Again, the advisors saw an issue with this and presented a compelling case that a portion of the profits in excess of original projections should be returned to existing policyholders. This return of profits manifests itself in the reduction of costs to the existing policy holder.

We are also seeing persistency bonus credits where policy holders may get as much as a 50 basis point increase in their return for staying on the carrier’s books for a long period of time. All of this can represent permanent reductions in the internal costs of the products.

The impact of lower charges can be significantly positive for the policyholder. Take the example of a 65 year old male who obtained an institutional policy in June 1997. The policy was designed to have an 8% net rate of return with a premium outlay of $85,985 for ten years. During the ensuing years, the policy experienced three cost of insurance charge reductions and three reductions in asset-based charges. As a result, instead of requiring a premium of $85,985 for 10 years, the same objectives could be achieved with a premium of $74,065 for 10 years. This represents a 14% premium reduction.

Another way to look at it is instead of needing an 8% net return, the policy needed only a 6.68% net rate of return to achieve the same result. This represents a 132 basis point difference. Imagine the impact this would have for a family with significant life insurance holdings.

While past experience is no guarantee of future performance, the principals are solidly in place. From the pricing of the product at the outset to the in-force management of an existing policy when even more favorable experience emerges, these advisors established a level of client advocacy that remains unmatched in the life insurance industry.

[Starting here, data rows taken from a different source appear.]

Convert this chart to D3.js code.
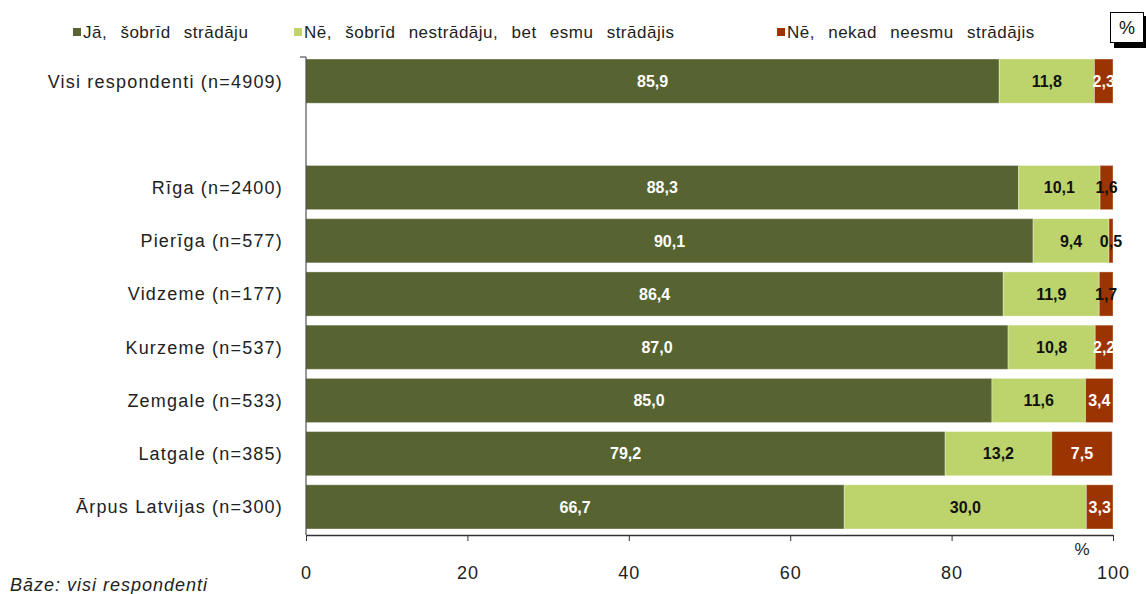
<!DOCTYPE html>
<html>
<head>
<meta charset="utf-8">
<script src="https://cdn.jsdelivr.net/npm/d3@7"></script>
<style>
  body { margin: 0; background: #fff; font-family: "Liberation Sans", Arial, sans-serif; }
</style>
</head>
<body>
<div id="chart"></div>
<script>
// ---- data
var categories = ["Visi respondenti (n=4909)", "Rīga (n=2400)", "Pierīga (n=577)", "Vidzeme (n=177)",
    "Kurzeme (n=537)", "Zemgale (n=533)", "Latgale (n=385)", "Ārpus Latvijas (n=300)"];
var seriesNames = ["Jā, šobrīd strādāju", "Nē, šobrīd nestrādāju, bet esmu strādājis", "Nē, nekad neesmu strādājis"];
var working = [85.9, 88.3, 90.1, 86.4, 87.0, 85.0, 79.2, 66.7];
var notNow = [11.8, 10.1, 9.4, 11.9, 10.8, 11.6, 13.2, 30.0];
var never = [2.3, 1.6, 0.5, 1.7, 2.2, 3.4, 7.5, 3.3];
var xTicks = [0, 20, 40, 60, 80, 100];

var colors = ["#576331", "#bdd36b", "#9b3400"];
var labelColors = ["#fff", "#111", null];

var svgWidth = 1146, svgHeight = 594;
var svg = d3.select("#chart").append("svg")
    .attr("width", svgWidth).attr("height", svgHeight);

// spacer slot after the first row
var slots = [categories[0], "__gap"].concat(categories.slice(1));

var x = d3.scaleLinear().domain([0, 100]).range([306, 1113]);
var y = d3.scaleBand().domain(slots).range([54.5, 533.5]).paddingInner(0.17).paddingOuter(0.085);

var rows = categories.map(function(c, i) {
    var vals = [working[i], notNow[i], never[i]];
    var start = 0;
    return vals.map(function(v, k) {
        var seg = { cat: c, k: k, v: v, x0: start, x1: start + v };
        start += v;
        return seg;
    });
});
var segs = [].concat.apply([], rows);

// bars
svg.selectAll("rect.bar")
    .data(segs)
    .enter().append("rect")
    .attr("class", "bar")
    .attr("x", function(d) { return x(d.x0); })
    .attr("y", function(d) { return y(d.cat); })
    .attr("width", function(d) { return x(d.x1) - x(d.x0); })
    .attr("height", y.bandwidth())
    .attr("fill", function(d) { return colors[d.k]; })
    .attr("stroke", "rgba(255,255,255,0.35)")
    .attr("stroke-width", 1);

// value labels
svg.selectAll("text.val")
    .data(segs)
    .enter().append("text")
    .attr("class", "val")
    .attr("x", function(d) { return (x(d.x0) + x(d.x1)) / 2; })
    .attr("y", function(d) { return y(d.cat) + y.bandwidth() / 2; })
    .attr("dy", "0.36em")
    .attr("text-anchor", "middle")
    .style("font-size", "16px")
    .style("font-weight", "bold")
    .attr("fill", function(d) {
        if (d.k < 2) return labelColors[d.k];
        return d.v >= 2 ? "#fff" : "#111";
    })
    .text(function(d) { return d3.format(".1f")(d.v).replace(".", ","); });

// category labels
svg.selectAll("text.cat")
    .data(categories)
    .enter().append("text")
    .attr("class", "cat")
    .attr("x", 283)
    .attr("y", function(d) { return y(d) + y.bandwidth() / 2; })
    .attr("dy", "0.36em")
    .attr("text-anchor", "end")
    .style("font-size", "18px")
    .style("letter-spacing", "1.2px")
    .attr("fill", "#222")
    .text(function(d) { return d; });

// y axis line
svg.append("path")
    .attr("d", "M300," + 57 + "H306V535")
    .attr("fill", "none").attr("stroke", "#333").attr("stroke-width", 1);

// x axis
var xAxis = svg.append("g")
    .attr("transform", "translate(0,535)")
    .call(d3.axisBottom(x).tickValues(xTicks).tickSize(6).tickSizeOuter(0).tickPadding(25));
xAxis.select(".domain").attr("stroke", "#333").attr("stroke-width", 1.5);
xAxis.selectAll(".tick line").attr("stroke", "#333");
xAxis.selectAll("text")
    .style("font-size", "18px")
    .style("letter-spacing", "1px")
    .style("font-family", "Liberation Sans, Arial, sans-serif")
    .attr("fill", "#222");

svg.append("text")
    .attr("x", 1082).attr("y", 555)
    .attr("text-anchor", "middle")
    .style("font-size", "17px")
    .attr("fill", "#222")
    .text("%");

// legend
var legendX = [73, 294, 777];
var legend = svg.selectAll("g.leg")
    .data(seriesNames)
    .enter().append("g")
    .attr("class", "leg")
    .attr("transform", function(d, i) { return "translate(" + legendX[i] + ",32)"; });
legend.append("rect")
    .attr("x", 0).attr("y", -4)
    .attr("width", 8).attr("height", 8)
    .attr("fill", function(d, i) { return colors[i]; });
legend.append("text")
    .attr("x", 10).attr("y", 0)
    .attr("dy", "0.36em")
    .style("font-size", "17px")
    .style("letter-spacing", "0.5px")
    .style("word-spacing", "8px")
    .attr("fill", "#222")
    .text(function(d) { return d; });

// "%" box
svg.append("rect")
    .attr("x", 1114).attr("y", 16).attr("width", 34).attr("height", 32)
    .attr("fill", "#000");
svg.append("rect")
    .attr("x", 1110.5).attr("y", 12.5).attr("width", 33).attr("height", 30)
    .attr("fill", "#fff").attr("stroke", "#000");
svg.append("text")
    .attr("x", 1127).attr("y", 28)
    .attr("dy", "0.36em")
    .attr("text-anchor", "middle")
    .style("font-size", "18px")
    .attr("fill", "#111")
    .text("%");

// base note
svg.append("text")
    .attr("x", 10).attr("y", 591)
    .style("font-size", "18px")
    .style("letter-spacing", "1px")
    .style("font-style", "italic")
    .attr("fill", "#222")
    .text("Bāze: visi respondenti");
</script>
</body>
</html>
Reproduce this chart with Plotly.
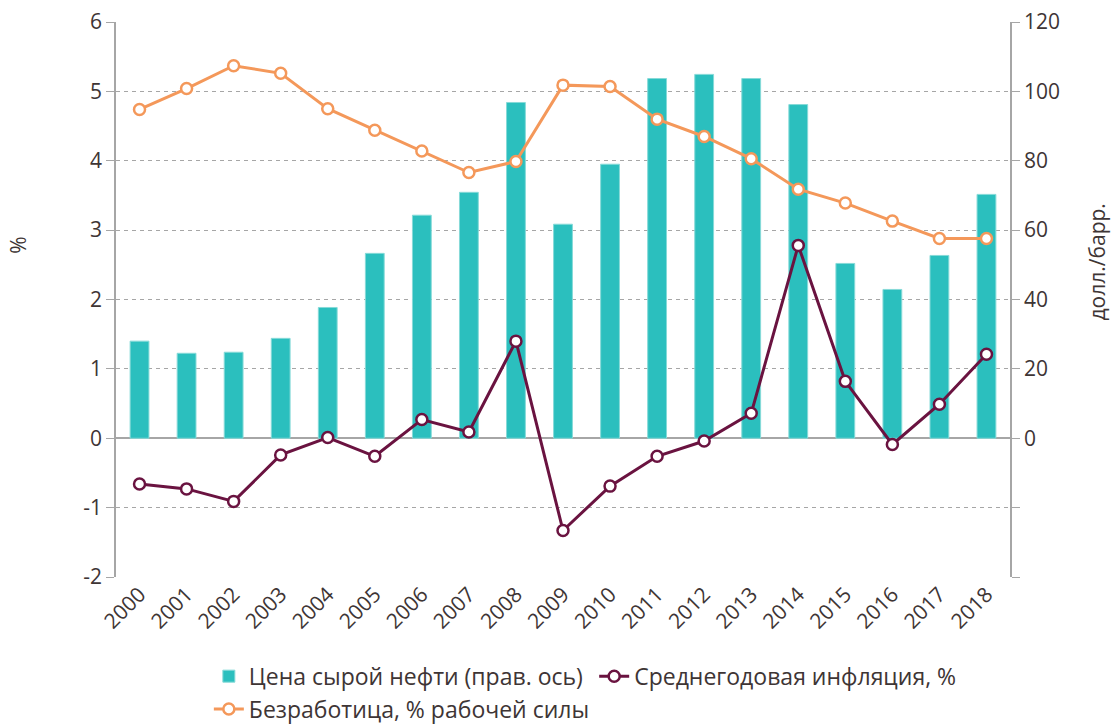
import plotly.graph_objects as go

# ── Data ──
years = [str(y) for y in range(2000, 2019)]
oil_price = [28.0, 24.5, 24.8, 28.8, 37.7, 53.3, 64.3, 70.9, 96.8, 61.7,
             79.0, 103.7, 104.9, 103.7, 96.2, 50.4, 42.9, 52.7, 70.3]
inflation = [-0.66, -0.73, -0.91, -0.24, 0.01, -0.26, 0.27, 0.09, 1.40, -1.33,
             -0.69, -0.26, -0.04, 0.36, 2.78, 0.82, -0.09, 0.49, 1.21]
unemployment = [4.74, 5.04, 5.37, 5.26, 4.75, 4.44, 4.14, 3.83, 3.99, 5.09,
                5.07, 4.60, 4.35, 4.03, 3.59, 3.39, 3.13, 2.88, 2.88]

left_ticks = [-2, -1, 0, 1, 2, 3, 4, 5, 6]
left_labels = ["-2", "-1", "0", "1", "2", "3", "4", "5", "6"]
right_ticks = [-40, -20, 0, 20, 40, 60, 80, 100, 120]
right_labels = ["", "", "0", "20", "40", "60", "80", "100", "120"]

COLORS = {
    "oil": "#2BBFBE",
    "oil_edge": "#86DAD8",
    "infl": "#6A1340",
    "unemp": "#F4985A",
    "text": "#3E3535",
    "axis": "#A6A6A6",
    "grid": "#A6A6A6",
}
FONT = "Open Sans, sans-serif"

fig = go.Figure()

fig.add_trace(go.Bar(
    x=years, y=oil_price, name="Цена сырой нефти (прав. ось)",
    marker=dict(color=COLORS["oil"], line=dict(color=COLORS["oil_edge"], width=1)),
    yaxis="y",
))
fig.add_trace(go.Scatter(
    x=years, y=inflation, name="Среднегодовая инфляция, %",
    mode="lines+markers",
    line=dict(color=COLORS["infl"], width=3),
    marker=dict(symbol="circle", size=11, color="white",
                line=dict(color=COLORS["infl"], width=2.5)),
    yaxis="y2",
))
fig.add_trace(go.Scatter(
    x=years, y=unemployment, name="Безработица, % рабочей силы",
    mode="lines+markers",
    line=dict(color=COLORS["unemp"], width=3),
    marker=dict(symbol="circle", size=11, color="white",
                line=dict(color=COLORS["unemp"], width=2.5)),
    yaxis="y2",
))

fig.update_layout(
    width=1114, height=726,
    plot_bgcolor="white", paper_bgcolor="white",
    font=dict(family=FONT, size=21, color=COLORS["text"]),
    margin=dict(l=116, r=104, t=22, b=149, autoexpand=False),
    bargap=0.6,
    showlegend=True,
    legend=dict(
        orientation="h", x=0.525, xanchor="center", y=-0.14, yanchor="top",
        font=dict(size=23, color=COLORS["text"]),
        itemwidth=30, tracegroupgap=0,
    ),
    xaxis=dict(
        type="category", range=[-0.5, len(years) - 0.5],
        tickangle=-45, showgrid=False, showline=False,
        ticks="", tickfont=dict(size=21),
    ),
    yaxis=dict(
        side="right", range=[-40, 120], tickvals=right_ticks, ticktext=right_labels,
        showgrid=True, gridcolor=COLORS["grid"], griddash="4px,4px", gridwidth=1,
        zeroline=True, zerolinecolor=COLORS["axis"], zerolinewidth=1.5,
        showline=True, linecolor=COLORS["axis"], linewidth=1.5,
        ticks="outside", ticklen=8, tickcolor=COLORS["axis"],
        ticklabeloverflow="allow",
    ),
    yaxis2=dict(
        overlaying="y", side="left", range=[-2, 6],
        tickvals=left_ticks, ticktext=left_labels,
        showgrid=False, zeroline=False,
        showline=True, linecolor=COLORS["axis"], linewidth=1.5,
        ticks="outside", ticklen=8, tickcolor=COLORS["axis"],
        ticklabeloverflow="allow",
    ),
    annotations=[
        dict(text="%", xref="paper", yref="paper", x=-0.11, y=0.598,
             xanchor="center", yanchor="middle", showarrow=False,
             textangle=-90, font=dict(size=21, color=COLORS["text"])),
        dict(text="долл./барр.", xref="paper", yref="paper", x=1.097, y=0.568,
             xanchor="center", yanchor="middle", showarrow=False,
             textangle=-90, font=dict(size=21, color=COLORS["text"])),
    ],
)

# drop the default body margin so the 1114x726 figure fills the window exactly
fig.write_html("out.html", config={"displayModeBar": False},
               post_script="document.body.style.margin = '0';")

When evaluating product options, in some instances a wealth management lens can be a good way to view your life insurance portfolio—particularly when issues of efficiency and effectiveness are important to a family. Affluent individuals can take advantage of their socio-economic demographics to join a risk pool with an opportunity to participate in future mortality gains and expense reductions. As we have seen, sometimes the return of these basis points can have  an important influence on the performance of the policies. This is critical when considering the various factors affluent families evaluate when purchasing life insurance. Given the opportunity, affluent families often, if not always, want the opportunity to chase those basis points.